The success of SPACs also drew regulators’ eyes. The Financial Industry Regulatory Authority (FINRA) has been probing the market since last fall, and some experts predicted that an SEC exam sweep was in the offing. Indeed, in its newly released exam priorities, commission regulators put private funds at the top of the list, and SPACs towards the top of that sub-list.

New definitions

The proposed rules package shifts critical definitions in the industry. For instance, one proposed rule would hold the underwriters in a SPAC IPO responsible for the underwriting of the spin-off “when certain conditions are met.” Another would define mergers between a reporting shell company and a non-shell company as “a sale of securities to the reporting shell company’s shareholders for purposes of the Securities Act.” Yet another proposal would amend Item 10(b) of Regulation S-K to give new guidance “on the presentation of projections of future economic performance.”

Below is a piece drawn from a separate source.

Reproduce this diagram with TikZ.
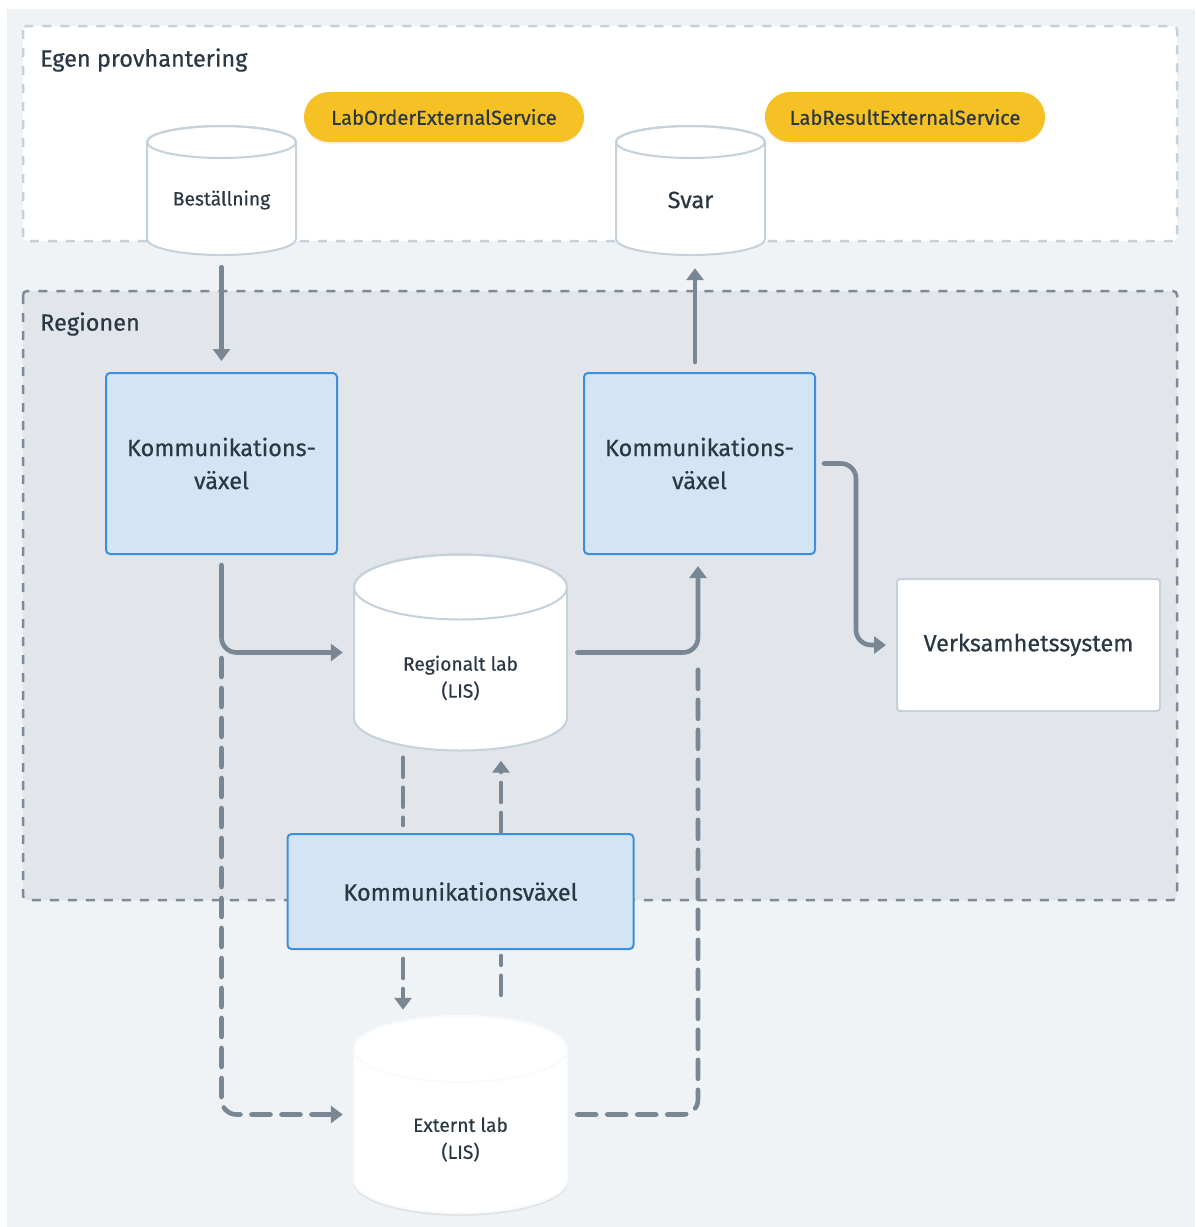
\documentclass[tikz,border=0pt]{standalone}
\usepackage{fontspec}
\setmainfont{Fira Sans}[FakeBold=0.5]
\usetikzlibrary{arrows.meta,calc,shadows}
\definecolor{bgc}{HTML}{EFF3F6}
\definecolor{regfill}{HTML}{E2E6EA}
\definecolor{regline}{HTML}{7E8A95}
\definecolor{topline}{HTML}{C6D1DA}
\definecolor{bluefill}{HTML}{D3E5F5}
\definecolor{blueline}{HTML}{3C8FDB}
\definecolor{cylline}{HTML}{C5D1DB}
\definecolor{arrc}{HTML}{788793}
\definecolor{txtc}{HTML}{2B3844}
\definecolor{yel}{HTML}{F5C124}
\newcommand\mycyl[7]{% name, cx, ytop, ybot, rx, ry, stroke
  \filldraw[fill=white, draw=#7, line width=2pt] (#2-#5,#3) -- (#2-#5,#4)
    arc[start angle=180,end angle=0,x radius=#5,y radius=#6] -- (#2+#5,#3)
    arc[start angle=0,end angle=-180,x radius=#5,y radius=#6] -- cycle;
  \draw[draw=#7, line width=2pt] (#2,#3) ellipse[x radius=#5,y radius=#6];
  \node[inner sep=0pt, minimum width=2*#5 pt, minimum height={(#4-#3+2*#6)*1pt}] (#1) at (#2,{(#3+#4)/2}) {};
}
\tikzset{
  big/.style={font=\fontsize{23.5}{33}\selectfont, text=txtc},
  mid/.style={font=\fontsize{19.2}{27}\selectfont, text=txtc},
  kvbox/.style={draw=blueline, fill=bluefill, line width=2pt, rounded corners=4pt, big, align=center, inner sep=0pt},
  pill/.style={fill=yel, rounded corners=25pt, minimum width=280pt, minimum height=50pt, inner sep=0pt,
    font=\fontsize{20.2}{27}\selectfont, text=txtc,
    drop shadow={opacity=0.10, shadow xshift=0pt, shadow yshift=-2pt}},
  arr/.style={draw=arrc, line width=4.6pt, line cap=round, line join=round, -{Triangle[length=12pt,width=17pt]}},
  sline/.style={draw=arrc, line width=4.6pt, line cap=round, line join=round},
  darr/.style={arr, dash pattern=on 19pt off 11pt},
  dline/.style={sline, dash pattern=on 19pt off 11pt},
}
\begin{document}
\begin{tikzpicture}[x=1pt,y=-1pt]
\useasboundingbox (0,0) rectangle (1195,1227);
\fill[white] (0,0) rectangle (1195,1227);
\fill[bgc] (7,9) rectangle (1195,1227);
% areas
\draw[topline, fill=white, line width=2.5pt, dash pattern=on 9pt off 9pt, rounded corners=4pt] (23,26) rectangle (1177,241);
\draw[regline, fill=regfill, line width=2.5pt, dash pattern=on 9pt off 9pt, rounded corners=4pt] (23,291) rectangle (1177,900);
\node[big, anchor=west, inner sep=0pt] (t1) at (40,60) {Egen provhantering};
\node[big, anchor=west, inner sep=0pt] (t2) at (40,324) {Regionen};
% cylinders
\mycyl{bes}{221.5}{142}{239}{74.5}{16}{cylline}
\node[mid] (best) at (221.5,200) {Beställning};
\mycyl{svar}{690.5}{142}{239}{74.5}{16}{cylline}
\node[big] (svart) at (690.5,200) {Svar};
\mycyl{reg}{460.5}{587}{718}{106.5}{32.5}{cylline}
\node[mid, align=center] (regt) at (460.5,678) {Regionalt lab\\(LIS)};
\fill[black, opacity=0.06] (354-1,1049) -- (354-1,1182) arc[start angle=180,end angle=0,x radius=107.5,y radius=34] -- (567+1,1049) -- cycle;
\mycyl{ext}{460.5}{1049}{1180}{106.5}{33}{white!90!cylline}
\node[mid, align=center] (extt) at (460.5,1139.5) {Externt lab\\(LIS)};
% pills
\node[pill] (lo) at (444,117) {LabOrderExternalService};
\node[pill] (lr) at (905,117) {LabResultExternalService};
% boxes
\node[kvbox, minimum width=231pt, minimum height=181pt] (kv1) at (221.5,463.5) {Kommunikations-\\växel};
\node[kvbox, minimum width=231pt, minimum height=181pt] (kv2) at (699.5,463.5) {Kommunikations-\\växel};
\node[kvbox, minimum width=346pt, minimum height=115pt] (kv3) at (460.5,891.5) {Kommunikationsväxel};
\node[draw=cylline, fill=white, line width=2pt, rounded corners=3pt, minimum width=263pt, minimum height=132pt, big] (ver) at (1028.5,645) {Verksamhetssystem};
% connectors
\draw[arr, shorten <=12pt, shorten >=11pt] (bes.south) -- (kv1.north);
\draw[arr, shorten <=10pt, shorten >=13pt] ([xshift=-4.5pt]kv2.north) -- ([xshift=4.5pt]svar.south);
\draw[arr, rounded corners=15pt, shorten <=10pt, shorten >=11pt] (kv1.south) |- (reg.west);
\draw[arr, rounded corners=15pt, shorten <=10pt, shorten >=11pt] (reg.east) -| ([xshift=-1.5pt]kv2.south);
\draw[arr, rounded corners=15pt, shorten <=8pt, shorten >=10pt] (kv2.east) -| ($(kv2.east)!.5!(ver.west)$) |- (ver.west);
\draw[darr, rounded corners=15pt, shorten >=11pt] ([yshift=-103pt]kv1.south) |- (ext.west);
\draw[dline, rounded corners=15pt, shorten <=10pt] (ext.east) -| ([xshift=-1.5pt,yshift=-110pt]kv2.south);
\draw[dline] ([xshift=-57.5pt,yshift=-7pt]reg.south) -- ([xshift=-57.5pt,yshift=8pt]kv3.north);
\draw[darr] ([xshift=40.5pt,yshift=1pt]kv3.north) -- ([xshift=40.5pt,yshift=-10pt]reg.south);
\draw[darr] ([xshift=-57.5pt,yshift=-9pt]kv3.south) -- ([xshift=-57.5pt,yshift=6pt]ext.north);
\draw[dline] ([xshift=40.5pt,yshift=21pt]ext.north) -- ([xshift=40.5pt,yshift=-6pt]kv3.south);
\end{tikzpicture}
\end{document}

Perhaps most important, the new rules would require SPACs to register under the Investment Company Act unless they:

  • “Maintain assets comprising only cash items, government securities and certain money market funds.”
  • Stay “primarily engaged” in whatever new company emerges from the de-SPAC transition.
  • Agree with target companies to begin a spin-off, merger, et cetera “within 18 months after its IPO,” and to complete the deal within 24 months of the IPO.

“While a SPAC would not be required to rely on the proposed rule,” commission staffers said in a fact sheet accompanying the rulemaking notice, “the proposed conditions are intended to align with the structures and practices that the commission preliminarily believes would distinguish a SPAC that is likely to raise serious questions as to its status as an investment company from one that does not.”